-- Begin Source excerpt --

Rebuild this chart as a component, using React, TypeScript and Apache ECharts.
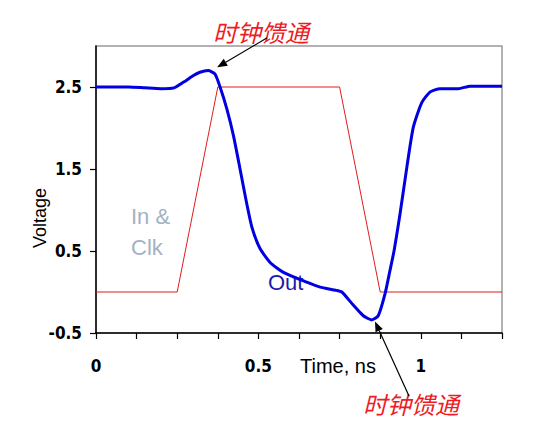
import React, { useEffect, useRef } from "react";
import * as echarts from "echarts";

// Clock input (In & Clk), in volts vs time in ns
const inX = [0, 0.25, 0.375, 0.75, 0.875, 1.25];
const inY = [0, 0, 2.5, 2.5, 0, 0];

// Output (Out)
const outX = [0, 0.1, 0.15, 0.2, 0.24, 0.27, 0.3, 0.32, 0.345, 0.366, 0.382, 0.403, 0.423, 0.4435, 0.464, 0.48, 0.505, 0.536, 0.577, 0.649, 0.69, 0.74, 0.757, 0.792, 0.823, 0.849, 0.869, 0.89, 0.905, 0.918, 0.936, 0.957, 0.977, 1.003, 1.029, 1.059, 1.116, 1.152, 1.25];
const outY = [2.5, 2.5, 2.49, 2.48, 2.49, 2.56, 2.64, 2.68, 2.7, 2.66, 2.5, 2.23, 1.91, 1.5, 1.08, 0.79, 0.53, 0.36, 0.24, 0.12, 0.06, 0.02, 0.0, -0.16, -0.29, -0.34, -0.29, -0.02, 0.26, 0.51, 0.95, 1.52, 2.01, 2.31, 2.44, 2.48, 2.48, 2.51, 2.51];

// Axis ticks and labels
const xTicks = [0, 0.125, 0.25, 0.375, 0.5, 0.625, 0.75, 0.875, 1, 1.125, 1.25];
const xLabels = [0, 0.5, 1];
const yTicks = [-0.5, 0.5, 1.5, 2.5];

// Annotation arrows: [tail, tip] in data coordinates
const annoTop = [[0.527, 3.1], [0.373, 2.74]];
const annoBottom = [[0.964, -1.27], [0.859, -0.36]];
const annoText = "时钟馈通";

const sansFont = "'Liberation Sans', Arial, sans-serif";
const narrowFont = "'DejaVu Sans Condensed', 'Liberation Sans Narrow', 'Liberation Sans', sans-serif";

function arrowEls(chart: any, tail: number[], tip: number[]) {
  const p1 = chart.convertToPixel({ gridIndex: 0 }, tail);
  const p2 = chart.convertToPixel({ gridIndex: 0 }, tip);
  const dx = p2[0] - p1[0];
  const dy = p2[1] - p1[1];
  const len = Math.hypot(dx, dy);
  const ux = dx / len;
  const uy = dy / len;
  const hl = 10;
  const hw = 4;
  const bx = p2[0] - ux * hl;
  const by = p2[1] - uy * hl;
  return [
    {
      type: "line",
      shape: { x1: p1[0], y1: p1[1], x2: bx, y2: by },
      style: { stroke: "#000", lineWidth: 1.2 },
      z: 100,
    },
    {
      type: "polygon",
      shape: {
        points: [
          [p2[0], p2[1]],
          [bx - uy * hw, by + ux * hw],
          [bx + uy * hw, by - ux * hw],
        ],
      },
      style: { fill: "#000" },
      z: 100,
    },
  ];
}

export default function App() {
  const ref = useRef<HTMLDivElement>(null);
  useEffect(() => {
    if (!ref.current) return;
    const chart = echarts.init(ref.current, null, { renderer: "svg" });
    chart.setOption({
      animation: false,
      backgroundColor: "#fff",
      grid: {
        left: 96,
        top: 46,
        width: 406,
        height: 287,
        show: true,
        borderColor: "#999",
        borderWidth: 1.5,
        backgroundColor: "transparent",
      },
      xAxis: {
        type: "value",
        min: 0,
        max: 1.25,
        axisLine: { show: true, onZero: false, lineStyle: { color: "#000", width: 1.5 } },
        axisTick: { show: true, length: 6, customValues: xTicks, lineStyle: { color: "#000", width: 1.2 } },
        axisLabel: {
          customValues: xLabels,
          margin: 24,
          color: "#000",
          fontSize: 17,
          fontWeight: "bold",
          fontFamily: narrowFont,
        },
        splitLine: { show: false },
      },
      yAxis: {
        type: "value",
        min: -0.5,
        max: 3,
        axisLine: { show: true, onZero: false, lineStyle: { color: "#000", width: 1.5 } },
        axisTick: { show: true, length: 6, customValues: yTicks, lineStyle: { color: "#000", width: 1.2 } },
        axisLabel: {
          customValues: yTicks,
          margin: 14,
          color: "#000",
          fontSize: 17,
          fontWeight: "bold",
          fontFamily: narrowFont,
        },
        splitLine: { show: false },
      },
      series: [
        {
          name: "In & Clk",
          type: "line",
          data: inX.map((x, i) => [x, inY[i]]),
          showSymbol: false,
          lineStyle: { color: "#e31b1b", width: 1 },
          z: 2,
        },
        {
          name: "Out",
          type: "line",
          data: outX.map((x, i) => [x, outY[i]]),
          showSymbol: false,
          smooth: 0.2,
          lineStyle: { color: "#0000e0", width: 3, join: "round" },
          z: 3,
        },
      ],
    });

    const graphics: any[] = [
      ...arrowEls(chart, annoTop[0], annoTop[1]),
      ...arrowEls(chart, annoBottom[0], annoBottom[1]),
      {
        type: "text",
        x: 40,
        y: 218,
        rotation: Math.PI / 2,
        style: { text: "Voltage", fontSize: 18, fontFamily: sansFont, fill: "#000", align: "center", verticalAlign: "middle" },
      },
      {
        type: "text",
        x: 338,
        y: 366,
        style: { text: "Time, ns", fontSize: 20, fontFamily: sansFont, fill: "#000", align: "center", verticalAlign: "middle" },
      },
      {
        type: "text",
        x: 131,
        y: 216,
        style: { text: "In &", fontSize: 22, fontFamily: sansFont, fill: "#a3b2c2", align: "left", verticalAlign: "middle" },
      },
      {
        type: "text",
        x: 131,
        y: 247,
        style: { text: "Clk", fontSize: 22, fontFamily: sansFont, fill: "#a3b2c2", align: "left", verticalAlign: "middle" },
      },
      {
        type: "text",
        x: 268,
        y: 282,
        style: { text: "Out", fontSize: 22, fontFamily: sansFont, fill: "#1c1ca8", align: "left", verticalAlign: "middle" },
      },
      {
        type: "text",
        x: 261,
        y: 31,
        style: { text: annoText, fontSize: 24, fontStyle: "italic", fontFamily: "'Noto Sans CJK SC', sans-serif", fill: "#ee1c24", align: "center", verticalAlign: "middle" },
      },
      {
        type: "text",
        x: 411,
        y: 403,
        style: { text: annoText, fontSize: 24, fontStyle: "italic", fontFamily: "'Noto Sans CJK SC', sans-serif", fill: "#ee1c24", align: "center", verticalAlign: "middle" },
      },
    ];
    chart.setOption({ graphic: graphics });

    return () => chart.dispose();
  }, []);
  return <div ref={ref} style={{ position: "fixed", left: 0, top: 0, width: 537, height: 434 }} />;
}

-- End Source excerpt --

_What is needed:_
Copy out every line of the material above exactly, skipping the pictures.

_Final result:_
Rebuild this chart as a component, using React, TypeScript and Apache ECharts.
import React, { useEffect, useRef } from "react";
import * as echarts from "echarts";

// Clock input (In & Clk), in volts vs time in ns
const inX = [0, 0.25, 0.375, 0.75, 0.875, 1.25];
const inY = [0, 0, 2.5, 2.5, 0, 0];

// Output (Out)
const outX = [0, 0.1, 0.15, 0.2, 0.24, 0.27, 0.3, 0.32, 0.345, 0.366, 0.382, 0.403, 0.423, 0.4435, 0.464, 0.48, 0.505, 0.536, 0.577, 0.649, 0.69, 0.74, 0.757, 0.792, 0.823, 0.849, 0.869, 0.89, 0.905, 0.918, 0.936, 0.957, 0.977, 1.003, 1.029, 1.059, 1.116, 1.152, 1.25];
const outY = [2.5, 2.5, 2.49, 2.48, 2.49, 2.56, 2.64, 2.68, 2.7, 2.66, 2.5, 2.23, 1.91, 1.5, 1.08, 0.79, 0.53, 0.36, 0.24, 0.12, 0.06, 0.02, 0.0, -0.16, -0.29, -0.34, -0.29, -0.02, 0.26, 0.51, 0.95, 1.52, 2.01, 2.31, 2.44, 2.48, 2.48, 2.51, 2.51];

// Axis ticks and labels
const xTicks = [0, 0.125, 0.25, 0.375, 0.5, 0.625, 0.75, 0.875, 1, 1.125, 1.25];
const xLabels = [0, 0.5, 1];
const yTicks = [-0.5, 0.5, 1.5, 2.5];

// Annotation arrows: [tail, tip] in data coordinates
const annoTop = [[0.527, 3.1], [0.373, 2.74]];
const annoBottom = [[0.964, -1.27], [0.859, -0.36]];
const annoText = "时钟馈通";

const sansFont = "'Liberation Sans', Arial, sans-serif";
const narrowFont = "'DejaVu Sans Condensed', 'Liberation Sans Narrow', 'Liberation Sans', sans-serif";

function arrowEls(chart: any, tail: number[], tip: number[]) {
  const p1 = chart.convertToPixel({ gridIndex: 0 }, tail);
  const p2 = chart.convertToPixel({ gridIndex: 0 }, tip);
  const dx = p2[0] - p1[0];
  const dy = p2[1] - p1[1];
  const len = Math.hypot(dx, dy);
  const ux = dx / len;
  const uy = dy / len;
  const hl = 10;
  const hw = 4;
  const bx = p2[0] - ux * hl;
  const by = p2[1] - uy * hl;
  return [
    {
      type: "line",
      shape: { x1: p1[0], y1: p1[1], x2: bx, y2: by },
      style: { stroke: "#000", lineWidth: 1.2 },
      z: 100,
    },
    {
      type: "polygon",
      shape: {
        points: [
          [p2[0], p2[1]],
          [bx - uy * hw, by + ux * hw],
          [bx + uy * hw, by - ux * hw],
        ],
      },
      style: { fill: "#000" },
      z: 100,
    },
  ];
}

export default function App() {
  const ref = useRef<HTMLDivElement>(null);
  useEffect(() => {
    if (!ref.current) return;
    const chart = echarts.init(ref.current, null, { renderer: "svg" });
    chart.setOption({
      animation: false,
      backgroundColor: "#fff",
      grid: {
        left: 96,
        top: 46,
        width: 406,
        height: 287,
        show: true,
        borderColor: "#999",
        borderWidth: 1.5,
        backgroundColor: "transparent",
      },
      xAxis: {
        type: "value",
        min: 0,
        max: 1.25,
        axisLine: { show: true, onZero: false, lineStyle: { color: "#000", width: 1.5 } },
        axisTick: { show: true, length: 6, customValues: xTicks, lineStyle: { color: "#000", width: 1.2 } },
        axisLabel: {
          customValues: xLabels,
          margin: 24,
          color: "#000",
          fontSize: 17,
          fontWeight: "bold",
          fontFamily: narrowFont,
        },
        splitLine: { show: false },
      },
      yAxis: {
        type: "value",
        min: -0.5,
        max: 3,
        axisLine: { show: true, onZero: false, lineStyle: { color: "#000", width: 1.5 } },
        axisTick: { show: true, length: 6, customValues: yTicks, lineStyle: { color: "#000", width: 1.2 } },
        axisLabel: {
          customValues: yTicks,
          margin: 14,
          color: "#000",
          fontSize: 17,
          fontWeight: "bold",
          fontFamily: narrowFont,
        },
        splitLine: { show: false },
      },
      series: [
        {
          name: "In & Clk",
          type: "line",
          data: inX.map((x, i) => [x, inY[i]]),
          showSymbol: false,
          lineStyle: { color: "#e31b1b", width: 1 },
          z: 2,
        },
        {
          name: "Out",
          type: "line",
          data: outX.map((x, i) => [x, outY[i]]),
          showSymbol: false,
          smooth: 0.2,
          lineStyle: { color: "#0000e0", width: 3, join: "round" },
          z: 3,
        },
      ],
    });

    const graphics: any[] = [
      ...arrowEls(chart, annoTop[0], annoTop[1]),
      ...arrowEls(chart, annoBottom[0], annoBottom[1]),
      {
        type: "text",
        x: 40,
        y: 218,
        rotation: Math.PI / 2,
        style: { text: "Voltage", fontSize: 18, fontFamily: sansFont, fill: "#000", align: "center", verticalAlign: "middle" },
      },
      {
        type: "text",
        x: 338,
        y: 366,
        style: { text: "Time, ns", fontSize: 20, fontFamily: sansFont, fill: "#000", align: "center", verticalAlign: "middle" },
      },
      {
        type: "text",
        x: 131,
        y: 216,
        style: { text: "In &", fontSize: 22, fontFamily: sansFont, fill: "#a3b2c2", align: "left", verticalAlign: "middle" },
      },
      {
        type: "text",
        x: 131,
        y: 247,
        style: { text: "Clk", fontSize: 22, fontFamily: sansFont, fill: "#a3b2c2", align: "left", verticalAlign: "middle" },
      },
      {
        type: "text",
        x: 268,
        y: 282,
        style: { text: "Out", fontSize: 22, fontFamily: sansFont, fill: "#1c1ca8", align: "left", verticalAlign: "middle" },
      },
      {
        type: "text",
        x: 261,
        y: 31,
        style: { text: annoText, fontSize: 24, fontStyle: "italic", fontFamily: "'Noto Sans CJK SC', sans-serif", fill: "#ee1c24", align: "center", verticalAlign: "middle" },
      },
      {
        type: "text",
        x: 411,
        y: 403,
        style: { text: annoText, fontSize: 24, fontStyle: "italic", fontFamily: "'Noto Sans CJK SC', sans-serif", fill: "#ee1c24", align: "center", verticalAlign: "middle" },
      },
    ];
    chart.setOption({ graphic: graphics });

    return () => chart.dispose();
  }, []);
  return <div ref={ref} style={{ position: "fixed", left: 0, top: 0, width: 537, height: 434 }} />;
}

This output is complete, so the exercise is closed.